Magyar English 日本語
Sun

ITware is currently in the first phase of creating a new solution for one of our clients, we have created a case study to share with our viewers.

 

The customer’s inquiry: The customer is currently running an ELK (Elasicsearch + Logstash + Kibana) stack for log collecting and sorting, they would like a better solution than this due to the following issues.

  • They want more zero configuration/ convention over configuration
  • Multi line log processing is a very big issue currently
  • They would like a non-custom protocol between the log senders and aggregators, because they want to proxy the communication through Apache instances
  • They have legacy applications which can only write logs into files, has no syslog/syslog-ng implementation
  • The customer would like some microservice like components in the solution without needing major new components in their infrastructure (e.g service registry)
  • Every service must have a health check/ statistics interface over HTTP

Our solution: At ITware we use top technologies and methodologies including microservices, containerisation, cloud services and more. For this particular solution we will deliver a three-component solution, the parts are divided as follows

 

Log Collector:

  • Listens for filesystem actions under a directory and starts reading newly created files
  • Continuously reads the logfiles in this folder tree and passing the read lines to the log aggregator
  • Source logfile paths are passed along their contents, with this path, the aggregator can decide which processing method and pattern should be used
  • Aware of inode number, therefor, application level log rotating will not make a new logfile to read
  • Communicates with the log aggregator over websocket (proxyable by apache)
  • Can handle file truncate events
  • Will have the ability to save its state, therefore, if it is restarted it will have the right file positions to continue the read from

Log Aggregator:

  • Listens on a websocket for a collector
  • Includes a parser database, which supports Grok and Javascript parsers
  • Chosen processing method and pattern is decided by the source host and log file’s path
  • It parses the log messages and stores them in Elasticsearch

Elasticsearch

  • The common component with the predecessor ELK stack
  • Stores the log messages

About the log parsing parsing/ processing:

  • Grok is implemented because the predecessor system also contains the logs in this format
  • A javascript engine is implemented in the aggregator, which allows it to write finite-state machines for log parsing, due to the fact that it has its own javascript context for every logfile source. With that, very complex rules can be implemented for multi-line log parsing.
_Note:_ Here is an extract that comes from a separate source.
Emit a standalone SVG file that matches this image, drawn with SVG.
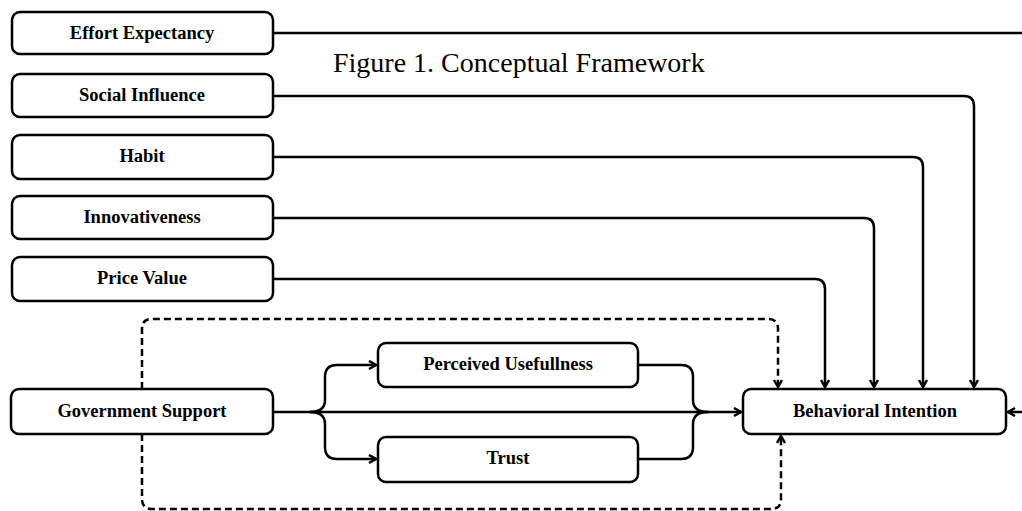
<svg xmlns="http://www.w3.org/2000/svg" width="1022" height="511" viewBox="0 0 1022 511">
<style>
.box{fill:#fff;stroke:#000;stroke-width:2.5}
.lbl{font-family:"Liberation Serif","Times New Roman",serif;font-weight:bold;font-size:18.5px;fill:#000;text-anchor:middle}
.ttl{font-family:"Liberation Serif","Times New Roman",serif;font-size:28px;fill:#000}
.ln{fill:none;stroke:#000;stroke-width:2.5}
.dash{fill:none;stroke:#000;stroke-width:2.5;stroke-dasharray:7 4}
</style>
<defs>
<marker id="arr" markerUnits="userSpaceOnUse" markerWidth="12" markerHeight="12" refX="8" refY="5" orient="auto">
<path d="M1,1 L8,5 L1,9" fill="none" stroke="#000" stroke-width="2.5"/>
</marker>
</defs>
<rect width="1022" height="511" fill="#fff"/>
<text class="ttl" x="333" y="72">Figure 1. Conceptual Framework</text>
<g id="connectors">
<path class="ln" d="M273,33 H1030 V412 H1008" marker-end="url(#arr)"/>
<path class="ln" d="M273,96 H964 Q974,96 974,106 V387" marker-end="url(#arr)"/>
<path class="ln" d="M273,157 H913 Q923,157 923,167 V387" marker-end="url(#arr)"/>
<path class="ln" d="M273,218 H864 Q874,218 874,228 V387" marker-end="url(#arr)"/>
<path class="ln" d="M273,279 H815 Q825,279 825,289 V387" marker-end="url(#arr)"/>
<path class="ln" d="M273,412 H741" marker-end="url(#arr)"/>
<path class="ln" d="M310,412 Q325,412 325,400 V377 Q325,365 337,365 H376" marker-end="url(#arr)"/>
<path class="ln" d="M310,412 Q325,412 325,424 V447 Q325,459 337,459 H376" marker-end="url(#arr)"/>
<path class="ln" d="M638,365 H681 Q693,365 693,377 V400 Q693,412 708,412"/>
<path class="ln" d="M638,459 H681 Q693,459 693,447 V424 Q693,412 708,412"/>
<path class="dash" d="M142,389 V329 Q142,319 152,319 H768 Q778,319 778,329 V387" marker-end="url(#arr)"/>
<path class="dash" d="M142,434 V499 Q142,509 152,509 H771 Q781,509 781,499 V436" marker-end="url(#arr)"/>
</g>
<g id="effort-expectancy"><rect class="box" x="12" y="12" width="261" height="42" rx="8"/><text class="lbl" x="142" y="39">Effort Expectancy</text></g>
<g id="social-influence"><rect class="box" x="12" y="74" width="261" height="43" rx="8"/><text class="lbl" x="142" y="101">Social Influence</text></g>
<g id="habit"><rect class="box" x="12" y="135" width="261" height="44" rx="8"/><text class="lbl" x="142" y="162">Habit</text></g>
<g id="innovativeness"><rect class="box" x="12" y="196" width="261" height="43" rx="8"/><text class="lbl" x="142" y="223">Innovativeness</text></g>
<g id="price-value"><rect class="box" x="12" y="257" width="261" height="44" rx="8"/><text class="lbl" x="142" y="284">Price Value</text></g>
<g id="government-support"><rect class="box" x="11" y="389" width="262" height="45" rx="8"/><text class="lbl" x="142" y="417">Government Support</text></g>
<g id="perceived-usefullness"><rect class="box" x="378" y="343" width="260" height="44" rx="8"/><text class="lbl" x="508" y="370">Perceived Usefullness</text></g>
<g id="trust"><rect class="box" x="378" y="437" width="260" height="45" rx="8"/><text class="lbl" x="508" y="464">Trust</text></g>
<g id="behavioral-intention"><rect class="box" x="743" y="389" width="263" height="45" rx="8"/><text class="lbl" x="875" y="417">Behavioral Intention</text></g>
</svg>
About zero configuration: The aggregator decides the log processing parameters, depending on the source log path, for example, if every nginx log is put into a /var/log/nginx folder and a rule is defined for this, it will automatically be processed if a new source is added.

 

Conclusion: This solution will not only solve all the issues the customer is facing with their current log collector, it will also provide them with a more efficient, easy to use log collector, that has many added benefits for their company.